Article

Dean Seymour Named Eleventh President of Wabash College

MARCH 1969
Article
Dean Seymour Named Eleventh President of Wabash College
MARCH 1969

THADDEUS SEYMOUR, Dean of the College, has been named the eleventh president of Wabash College in Crawfordsville, Indiana, and will take office on August 1. Dean Seymour had announced last year that he was relinquishing the Dartmouth deanship in June, after ten years, in order to return to teaching in the English Department, in which he holds the rank of full professor.

Wabash College, a liberal arts men's college founded in 1832, is one of the oldest private colleges in the midwest. From its beginning Wabash has had strong ties with Dartmouth. One of its founders was Edmund O. Hovey, Class of 1828, a native of Hanover, who was the college's first treasurer and a member of its faculty for 43 years. The first man appointed to the Wabash College faculty was Caleb Mills, Dartmouth 1829. Louis B. Hopkins, brother of President Ernest Martin Hopkins of Dartmouth, was president of Wabash from 1926 to 1940.

Dean Seymour succeeds Dr. Paul W. Cook Jr., whose resignation was effective in September 1968. Since that time Francis W. Misch, Wabash trustee and retired vice president of Chrysler Corporation, has been acting president of the college.

In announcing the selection of Dean Seymour, John P. Collett, chairman of the Wabash board of trustees, said, "In the selection of Dr. Thaddeus Seymour as the new president of Wabash College, the Board of Trustees is confident that it has found a man who is eminently qualified, both by his background as a teacher and college administrator and by his qualities as a man."

President Dickey of Dartmouth also paid tribute to Dean Seymour, saying, "Dean Seymour and his wonderful wife, Polly, have built ten years of hard work, unstinting devotion, and shared fun into the heritage of this college and into the lives of thousands of Dartmouth men. We are all grateful that they will always be a part of this place and our best wishes will always be with them."

Dean Seymour attended Princeton University for two years and was graduated from the University of California at Berkeley in 1950. As a graduate student and teaching fellow at the University of North Carolina he specialized in 18th Century literature. He received an M.A. degree from the University in 1951 and his doctorate in 1955. He received an honorary Doctorate of Humane Letters from Wilkes College in 1968.

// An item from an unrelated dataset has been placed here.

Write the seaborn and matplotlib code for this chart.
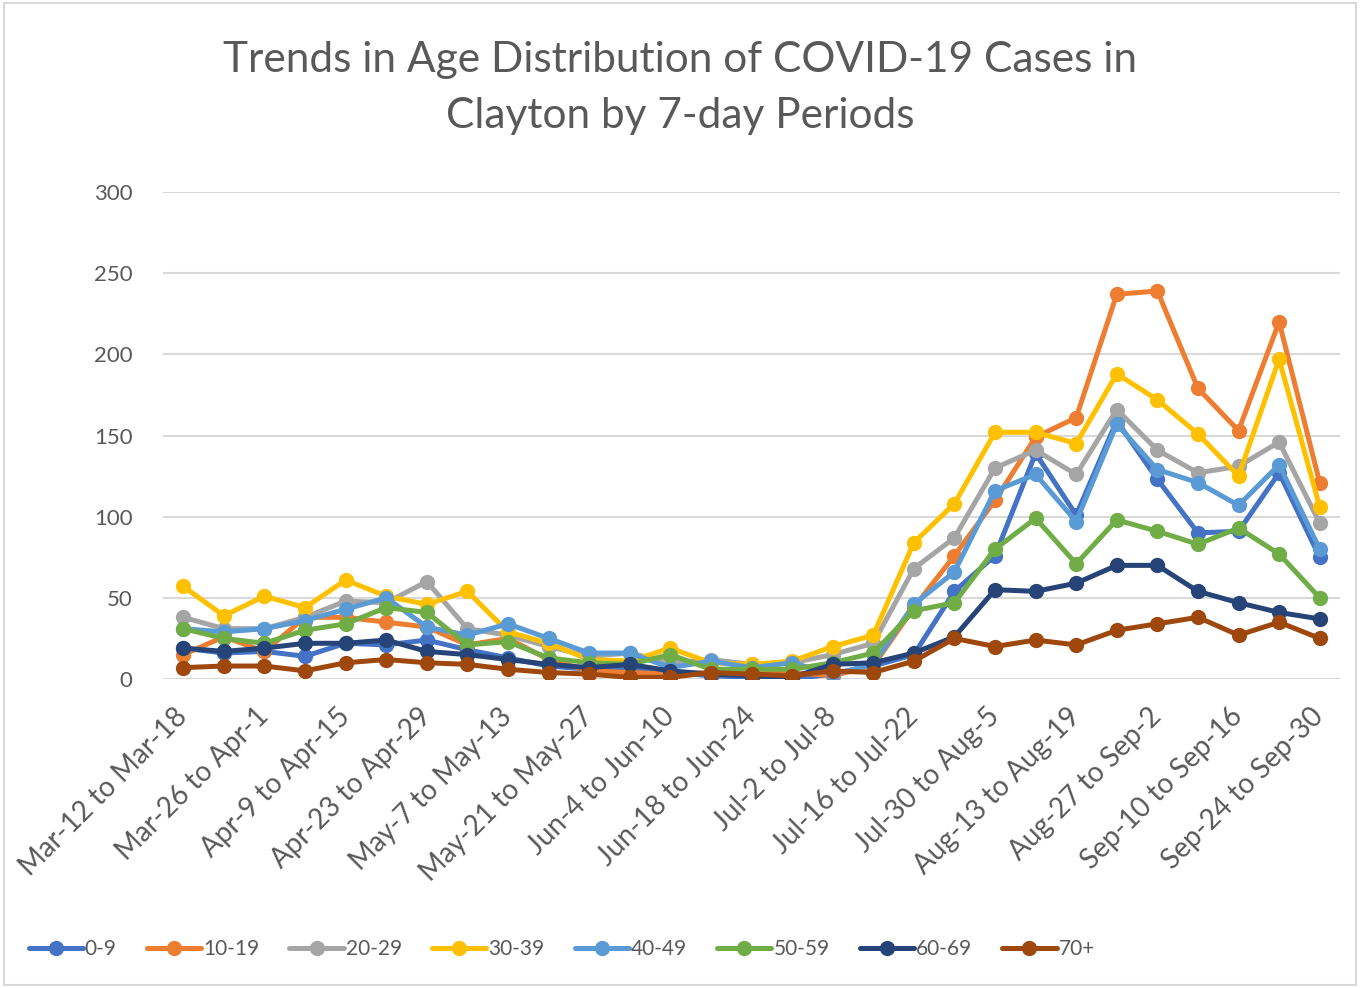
import pandas as pd
import matplotlib.pyplot as plt
import seaborn as sns
from matplotlib.patches import Rectangle

# ---------------- data ----------------
periods = [
    "Mar-12 to Mar-18", "Mar-19 to Mar-25", "Mar-26 to Apr-1", "Apr-2 to Apr-8",
    "Apr-9 to Apr-15", "Apr-16 to Apr-22", "Apr-23 to Apr-29", "Apr-30 to May-6",
    "May-7 to May-13", "May-14 to May-20", "May-21 to May-27", "May-28 to Jun-3",
    "Jun-4 to Jun-10", "Jun-11 to Jun-17", "Jun-18 to Jun-24", "Jun-25 to Jul-1",
    "Jul-2 to Jul-8", "Jul-9 to Jul-15", "Jul-16 to Jul-22", "Jul-23 to Jul-29",
    "Jul-30 to Aug-5", "Aug-6 to Aug-12", "Aug-13 to Aug-19", "Aug-20 to Aug-26",
    "Aug-27 to Sep-2", "Sep-3 to Sep-9", "Sep-10 to Sep-16", "Sep-17 to Sep-23",
    "Sep-24 to Sep-30",
]

age_0_9 = [19, 16, 17, 14, 22, 21, 24, 18, 13, 8, 6, 7, 4, 2, 1, 0, 3, 8, 15,
           54, 76, 139, 101, 159, 123, 90, 91, 127, 75]
age_10_19 = [15, 26, 17, 38, 38, 35, 32, 21, 25, 12, 5, 4, 3, 4, 3, 4, 2, 8, 44,
             76, 110, 149, 161, 237, 239, 179, 153, 220, 121]
age_20_29 = [38, 31, 31, 38, 48, 47, 60, 31, 27, 20, 14, 16, 10, 12, 9, 10, 15, 22, 68,
             87, 130, 141, 126, 166, 141, 127, 131, 146, 96]
age_30_39 = [57, 39, 51, 44, 61, 51, 46, 54, 29, 22, 12, 11, 19, 10, 9, 11, 20, 27, 84,
             108, 152, 152, 145, 188, 172, 151, 125, 197, 106]
age_40_49 = [31, 29, 31, 36, 43, 50, 32, 27, 34, 25, 16, 16, 7, 11, 7, 10, 3, 9, 46,
             66, 116, 126, 97, 157, 129, 121, 107, 132, 80]
age_50_59 = [31, 25, 22, 30, 34, 44, 41, 21, 23, 13, 10, 9, 15, 6, 6, 6, 10, 16, 42,
             47, 80, 99, 71, 98, 91, 83, 93, 77, 50]
age_60_69 = [19, 17, 19, 22, 22, 24, 17, 15, 12, 9, 7, 9, 5, 3, 2, 1, 9, 10, 16,
             26, 55, 54, 59, 70, 70, 54, 47, 41, 37]
age_70_plus = [7, 8, 8, 5, 10, 12, 10, 9, 6, 4, 3, 1, 1, 4, 3, 2, 5, 4, 11,
               25, 20, 24, 21, 30, 34, 38, 27, 35, 25]

groups = ["0-9", "10-19", "20-29", "30-39", "40-49", "50-59", "60-69", "70+"]
colors = ["#4472C4", "#ED7D31", "#A5A5A5", "#FFC000",
          "#5B9BD5", "#70AD47", "#264478", "#9E480E"]

series = [age_0_9, age_10_19, age_20_29, age_30_39,
          age_40_49, age_50_59, age_60_69, age_70_plus]
df = pd.concat(
    [pd.DataFrame({"Period": periods, "Cases": vals, "Age": g})
     for g, vals in zip(groups, series)],
    ignore_index=True,
)

# ---------------- plot ----------------
sns.set_style("white")
plt.rcParams["font.family"] = ["Lato", "DejaVu Sans"]
text_col = "#595959"

fig = plt.figure(figsize=(13.6, 9.88), dpi=100)
ax = fig.add_axes([163 / 1360, 1 - 679 / 988, (1340 - 163) / 1360, (679 - 192) / 988])

sns.lineplot(data=df, x="Period", y="Cases", hue="Age", hue_order=groups,
             palette=colors, marker="o", markersize=11, markeredgewidth=0,
             linewidth=3.6, sort=False, ax=ax)

ax.set_ylim(0, 300)
ax.set_xlim(-0.5, len(periods) - 0.5)
ax.set_yticks(range(0, 301, 50))
ax.yaxis.grid(True, color="#D9D9D9", linewidth=1.5)
ax.set_axisbelow(True)
for s in ax.spines.values():
    s.set_visible(False)
ax.tick_params(axis="y", length=0, labelsize=16, colors=text_col, pad=22)

# Excel skips every other category label
ax.set_xticks(range(0, len(periods), 2))
ax.set_xticklabels(periods[::2], rotation=45, ha="right", va="center",
                   rotation_mode="anchor", fontsize=20, color=text_col)
ax.tick_params(axis="x", length=0, pad=24)
ax.set_xlabel("")
ax.set_ylabel("")

fig.suptitle("Trends in Age Distribution of COVID-19 Cases in\nClayton by 7-day Periods",
             y=0.959, fontsize=30.5, color=text_col, linespacing=1.6)

handles, labels = ax.get_legend_handles_labels()
ax.get_legend().remove()
fig.legend(handles, labels, loc="center", bbox_to_anchor=(0.413, 0.039), ncol=8,
           frameon=False, fontsize=15, labelcolor=text_col, handlelength=2.6,
           handletextpad=0.1, columnspacing=1.45)

fig.patches.append(Rectangle((0.003, 0.003), 0.994, 0.994, transform=fig.transFigure,
                             fill=False, edgecolor="#D9D9D9", linewidth=1.5))

plt.savefig("out.png", dpi=100)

Dean Seymour joined the Dartmouth faculty in 1954 as an instructor in English, and taught a writing course and a senior seminar in addition to being director of a writing clinic for two years. He became assistant professor in 1956, associate professor in 1959, the year he became Dean of the College, and full professor in 1967. He served as coach of the Dartmouth crew for three seasons and has been active in Hanover Republican politics and in a multitude of community programs. He and his wife, the former Polly Gnagy of Wichita, Kansas, have three daughters.

The Greater Boston Alumni Association paid their respects to Dean Seymour at its annual dinner on February 13. In his valedictory to the Boston alumni, Dean Seymour expressed his faith in today's young people and offered some advice to their elders. "Our students today have a great moral concern - greater than any time that I've experienced. And I'll stand on this quality as sound grounds for optimism for the future ... If I have any message, it is to keep listening to our students, keep taking them seriously and treating them with respect, and to realize that they are seeking what Dartmouth has always stood for - to find out what is right and to do it. . . .It is important to try to find ways in which students who really want to make a difference in their society can put their idealism constructively to work." It is certain that Dean Seymour will continue to follow his own advice as president of Wabash College.

Dean Seymour (l), who was guest ofhonor at a Boston alumni dinner February 13, receives a silver Paul Revere bowlfrom club president Robert O'Brien '41.